TRIUMPH DAYTONA IS HOT
The Triumph Daytona is essentially the high-performance version of the T100C Trophy 500 twin. Fitted with a new alloy cylinder head mounting two Amal Monobloc carubretors ‘Bonneville-style’, it also had higher compression and hotter cams. The increased the size of the intake valves, and found that they intake and exhaust valves would occasionally “kiss” each other. So the valve angle was narrowed slightly to mitigate this. The end result was a more power and a willingness to rev.
ABOVE: 1967 Triumph T100R Daytona
HOW THE DAYTONA GOT ITS NAME
In 1966 Buddy Elmore won the Daytona 200 riding a ‘works special’ Tiger T100, with an average speed of 96.6 mph (155 km/h). By the following model year, 1967, they used the Daytona name on their hottest 500, closely related to the bike that rode Elmore to victory. Triumph’s Chief Engineer Doug Hele continued to develop the 500 Tiger T100T to a high level, and in 1967, Gary Nixon rode it to victory in yet another Daytona 200.

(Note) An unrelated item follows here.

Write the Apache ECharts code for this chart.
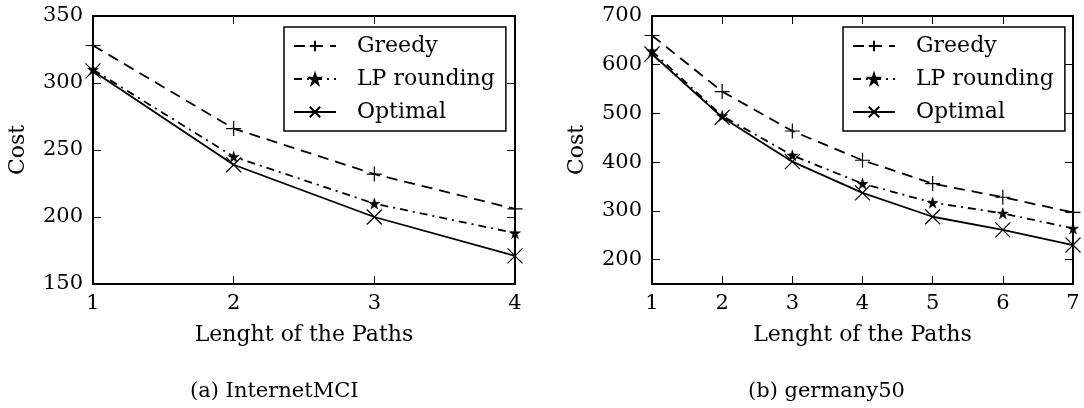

ABOVE: The unit-construction 500 twin was a compact package. The Daytona had twin carbs, Amal Concentrics on this 1968 Daytona.
DAYTONA GETS EVEN FASTER
As development work continued, the timing side main was replaced with a ball bearing, and the primary side main bearing was upgraded in 1969. Later models received the E3134 racing cams on both intake and exhaust, better cam followers, valve guides and connecting rods. In 1969, Triumph factory test rider Percy Tait led world champion Giacomo Agostini for three laps in the Belgian Grand Prix, finishing second at an average speed of 116 mph (187 km/h).